___ MATERIAL PROVIDED ___
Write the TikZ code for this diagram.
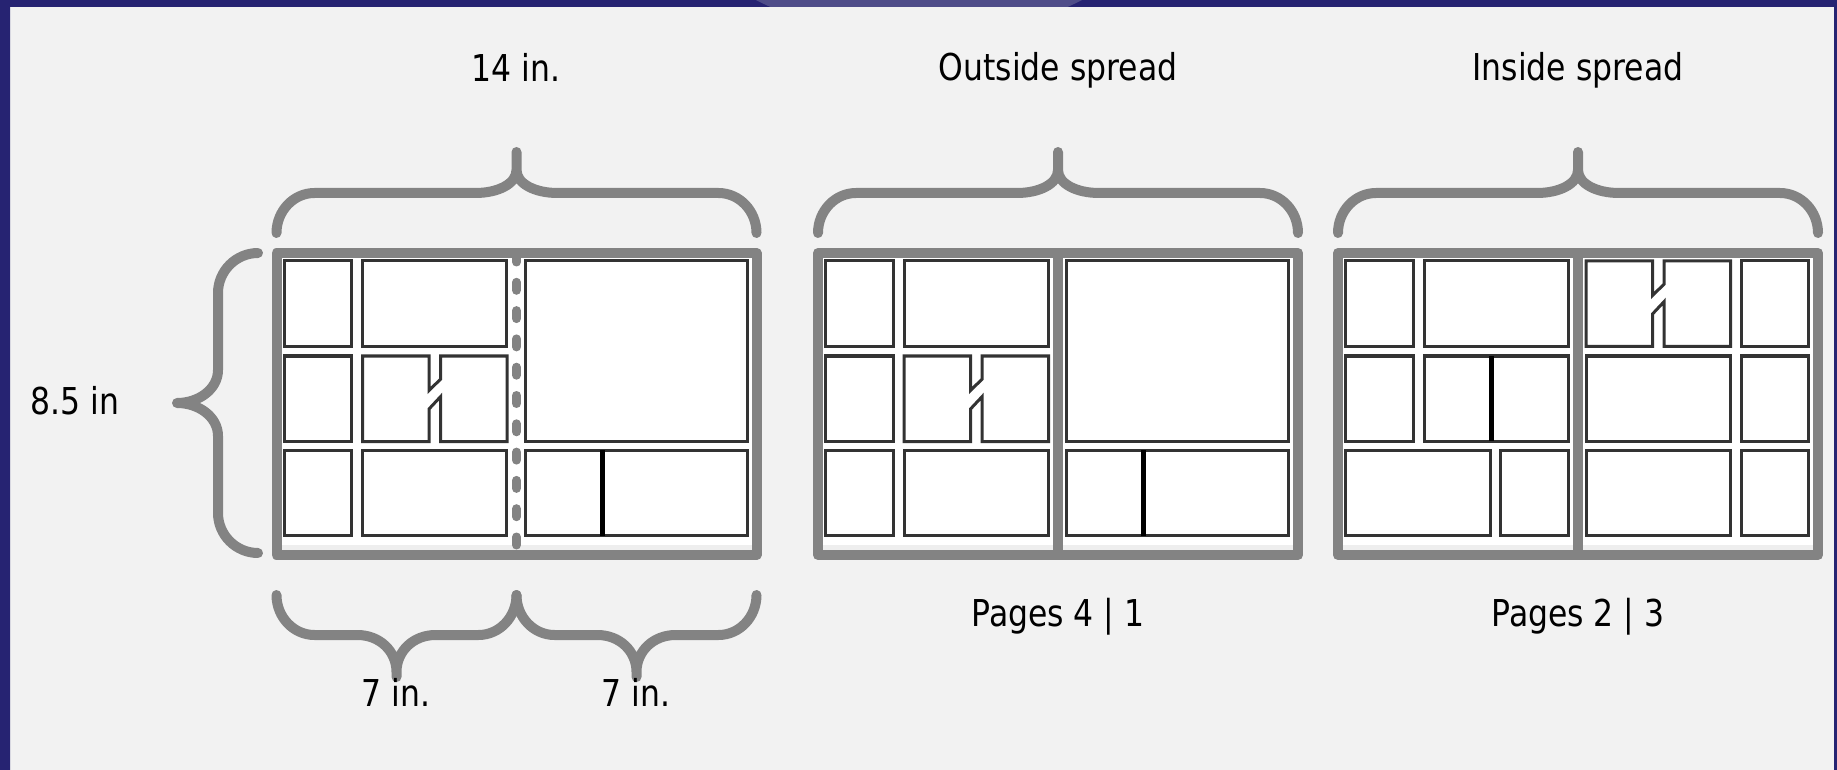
\documentclass[tikz,border=0pt]{standalone}
\usepackage{fontspec}
\setmainfont{DejaVu Sans}[FakeStretch=0.85]
\definecolor{bg}{HTML}{F2F2F2}
\definecolor{navy}{HTML}{262372}
\definecolor{glow}{HTML}{4F4D89}
\definecolor{fgray}{HTML}{838383}
\definecolor{strip}{HTML}{EEEEEE}
% a panel that is nearly cut in two by a slanted gutter
\newcommand{\brokenpanel}[1]{\draw[panel] (#1) -- ++(66.5,0) -- ++(0,34.5) -- ++(11.7,-11.5) -- ++(0,-23) -- ++(66.3,0) -- ++(0,85.5) -- ++(-66.3,0) -- ++(0,-45) -- ++(-11.7,12.5) -- ++(0,32.5) -- ++(-66.5,0) -- cycle;}
\begin{document}
\begin{tikzpicture}[x=0.5pt, y=-0.5pt,
	brace/.style={draw=fgray, line width=5pt, line cap=round, line join=round},
	frame/.style={draw=fgray, line width=5pt, line join=round},
	panel/.style={draw=black!80, fill=white, line width=1.5pt},
	split/.style={draw=black, line width=2.5pt},
	fold/.style={draw=fgray, line width=4.5pt, line cap=round, dash pattern=on 4pt off 10.15pt},
	every node/.style={font=\fontsize{18.5}{20}\selectfont, inner sep=0pt}]
	\useasboundingbox (0,0) rectangle (1837,770);
	\fill[bg] (0,0) rectangle (1837,770);
	\fill[navy] (0,0) rectangle (1837,7) (0,0) rectangle (10,770) (1834,0) rectangle (1837,770);
	\begin{scope}
		\clip (0,0) rectangle (1837,7);
		\fill[glow] (919,-321) circle (360);
	\end{scope}
	% frames and top braces
	\foreach \xo in {276.5,818,1338} {
		\begin{scope}[shift={(\xo,0)}]
			\fill[white] (5,258) rectangle (475,550);
			\fill[strip] (5,545) rectangle (475,550);
			\draw[brace] (0,233) .. controls (0,211) and (17,193) .. (38,193) -- (199,193)
				.. controls (221,193) and (240,184) .. (240,170) -- (240,152) -- (240,170)
				.. controls (240,184) and (259,193) .. (281,193) -- (442,193)
				.. controls (463,193) and (480,211) .. (480,233);
		\end{scope}
	}
	% outside layout: left and middle spreads
	\foreach \xo in {276.5,818} {
		\begin{scope}[shift={(\xo,0)}]
			\foreach \t/\u in {261/346.7,356/441,450/535.7}
				\draw[panel] (7.7,\t) rectangle (75,\u);
			\draw[panel] (86,261) rectangle (230,346.7);
			\brokenpanel{86,356}
			\draw[panel] (86,450) rectangle (230,535.7);
			\draw[panel] (248.7,261) rectangle (470.7,441);
			\draw[panel] (248.7,450) rectangle (470.7,535.7);
			\draw[split] (325.7,450) -- (325.7,535.7);
		\end{scope}
	}
	\draw[fold] (516.5,254) -- (516.5,555);
	\draw[frame] (276.5,253) rectangle (756.5,555);
	\draw[frame] (1058,253) -- (1058,555);
	\draw[frame] (818,253) rectangle (1298,555);
	% inside layout
	\begin{scope}[shift={(1338,0)}]
		\draw[panel] (7.7,261) rectangle (75,346.7);
		\draw[panel] (86,261) rectangle (230,346.7);
		\draw[panel] (7.7,356) rectangle (75,441);
		\draw[panel] (86,356) rectangle (230,441);
		\draw[split] (153,356) -- (153,441);
		\draw[panel] (7.7,450) rectangle (152,535.7);
		\draw[panel] (162.7,450) rectangle (230,535.7);
		\brokenpanel{248,261}
		\draw[panel] (248,356) rectangle (392.7,441);
		\draw[panel] (248,450) rectangle (392.7,535.7);
		\foreach \t/\u in {261/346.7,356/441,450/535.7}
			\draw[panel] (403.3,\t) rectangle (470.7,\u);
		\draw[frame] (240,253) -- (240,555);
		\draw[frame] (0,253) rectangle (480,555);
	\end{scope}
	% side brace
	\draw[brace] (258,253) .. controls (236,253) and (218,271) .. (218,293) -- (218,370)
		.. controls (218,389) and (199,403) .. (177,403)
		.. controls (199,403) and (218,417) .. (218,436) -- (218,513)
		.. controls (218,535) and (236,553) .. (258,553);
	% bottom braces, one for each page
	\foreach \xo in {276.5,516.5} {
		\draw[brace, shift={(\xo,0)}] (0,595) .. controls (0,617) and (17,635) .. (38,635) -- (81,635)
			.. controls (103,635) and (120,651) .. (120,672) -- (120,677) -- (120,672)
			.. controls (120,651) and (137,635) .. (159,635) -- (202,635)
			.. controls (223,635) and (240,617) .. (240,595);
	}
	% labels
	\node[anchor=base] (width) at (516,82) {14 in.};
	\node[anchor=base] (outside) at (1058,81) {Outside spread};
	\node[anchor=base] (inside) at (1578,81) {Inside spread};
	\node[anchor=base] (outpages) at (1058,626.7) {Pages 4 | 1};
	\node[anchor=base] (inpages) at (1578,626.7) {Pages 2 | 3};
	\node[anchor=base] (halfa) at (396,706.7) {7 in.};
	\node[anchor=base] (halfb) at (636,706.7) {7 in.};
	\node[anchor=base] (height) at (75,414) {8.5 in};
\end{tikzpicture}
\end{document}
___
WHAT THE TASK ASKS ▸ Quote each line of the listing exactly, but leave the pictures out.

SOLVED PROBLEM ▸
Write the TikZ code for this diagram.
\documentclass[tikz,border=0pt]{standalone}
\usepackage{fontspec}
\setmainfont{DejaVu Sans}[FakeStretch=0.85]
\definecolor{bg}{HTML}{F2F2F2}
\definecolor{navy}{HTML}{262372}
\definecolor{glow}{HTML}{4F4D89}
\definecolor{fgray}{HTML}{838383}
\definecolor{strip}{HTML}{EEEEEE}
% a panel that is nearly cut in two by a slanted gutter
\newcommand{\brokenpanel}[1]{\draw[panel] (#1) -- ++(66.5,0) -- ++(0,34.5) -- ++(11.7,-11.5) -- ++(0,-23) -- ++(66.3,0) -- ++(0,85.5) -- ++(-66.3,0) -- ++(0,-45) -- ++(-11.7,12.5) -- ++(0,32.5) -- ++(-66.5,0) -- cycle;}
\begin{document}
\begin{tikzpicture}[x=0.5pt, y=-0.5pt,
	brace/.style={draw=fgray, line width=5pt, line cap=round, line join=round},
	frame/.style={draw=fgray, line width=5pt, line join=round},
	panel/.style={draw=black!80, fill=white, line width=1.5pt},
	split/.style={draw=black, line width=2.5pt},
	fold/.style={draw=fgray, line width=4.5pt, line cap=round, dash pattern=on 4pt off 10.15pt},
	every node/.style={font=\fontsize{18.5}{20}\selectfont, inner sep=0pt}]
	\useasboundingbox (0,0) rectangle (1837,770);
	\fill[bg] (0,0) rectangle (1837,770);
	\fill[navy] (0,0) rectangle (1837,7) (0,0) rectangle (10,770) (1834,0) rectangle (1837,770);
	\begin{scope}
		\clip (0,0) rectangle (1837,7);
		\fill[glow] (919,-321) circle (360);
	\end{scope}
	% frames and top braces
	\foreach \xo in {276.5,818,1338} {
		\begin{scope}[shift={(\xo,0)}]
			\fill[white] (5,258) rectangle (475,550);
			\fill[strip] (5,545) rectangle (475,550);
			\draw[brace] (0,233) .. controls (0,211) and (17,193) .. (38,193) -- (199,193)
				.. controls (221,193) and (240,184) .. (240,170) -- (240,152) -- (240,170)
				.. controls (240,184) and (259,193) .. (281,193) -- (442,193)
				.. controls (463,193) and (480,211) .. (480,233);
		\end{scope}
	}
	% outside layout: left and middle spreads
	\foreach \xo in {276.5,818} {
		\begin{scope}[shift={(\xo,0)}]
			\foreach \t/\u in {261/346.7,356/441,450/535.7}
				\draw[panel] (7.7,\t) rectangle (75,\u);
			\draw[panel] (86,261) rectangle (230,346.7);
			\brokenpanel{86,356}
			\draw[panel] (86,450) rectangle (230,535.7);
			\draw[panel] (248.7,261) rectangle (470.7,441);
			\draw[panel] (248.7,450) rectangle (470.7,535.7);
			\draw[split] (325.7,450) -- (325.7,535.7);
		\end{scope}
	}
	\draw[fold] (516.5,254) -- (516.5,555);
	\draw[frame] (276.5,253) rectangle (756.5,555);
	\draw[frame] (1058,253) -- (1058,555);
	\draw[frame] (818,253) rectangle (1298,555);
	% inside layout
	\begin{scope}[shift={(1338,0)}]
		\draw[panel] (7.7,261) rectangle (75,346.7);
		\draw[panel] (86,261) rectangle (230,346.7);
		\draw[panel] (7.7,356) rectangle (75,441);
		\draw[panel] (86,356) rectangle (230,441);
		\draw[split] (153,356) -- (153,441);
		\draw[panel] (7.7,450) rectangle (152,535.7);
		\draw[panel] (162.7,450) rectangle (230,535.7);
		\brokenpanel{248,261}
		\draw[panel] (248,356) rectangle (392.7,441);
		\draw[panel] (248,450) rectangle (392.7,535.7);
		\foreach \t/\u in {261/346.7,356/441,450/535.7}
			\draw[panel] (403.3,\t) rectangle (470.7,\u);
		\draw[frame] (240,253) -- (240,555);
		\draw[frame] (0,253) rectangle (480,555);
	\end{scope}
	% side brace
	\draw[brace] (258,253) .. controls (236,253) and (218,271) .. (218,293) -- (218,370)
		.. controls (218,389) and (199,403) .. (177,403)
		.. controls (199,403) and (218,417) .. (218,436) -- (218,513)
		.. controls (218,535) and (236,553) .. (258,553);
	% bottom braces, one for each page
	\foreach \xo in {276.5,516.5} {
		\draw[brace, shift={(\xo,0)}] (0,595) .. controls (0,617) and (17,635) .. (38,635) -- (81,635)
			.. controls (103,635) and (120,651) .. (120,672) -- (120,677) -- (120,672)
			.. controls (120,651) and (137,635) .. (159,635) -- (202,635)
			.. controls (223,635) and (240,617) .. (240,595);
	}
	% labels
	\node[anchor=base] (width) at (516,82) {14 in.};
	\node[anchor=base] (outside) at (1058,81) {Outside spread};
	\node[anchor=base] (inside) at (1578,81) {Inside spread};
	\node[anchor=base] (outpages) at (1058,626.7) {Pages 4 | 1};
	\node[anchor=base] (inpages) at (1578,626.7) {Pages 2 | 3};
	\node[anchor=base] (halfa) at (396,706.7) {7 in.};
	\node[anchor=base] (halfb) at (636,706.7) {7 in.};
	\node[anchor=base] (height) at (75,414) {8.5 in};
\end{tikzpicture}
\end{document}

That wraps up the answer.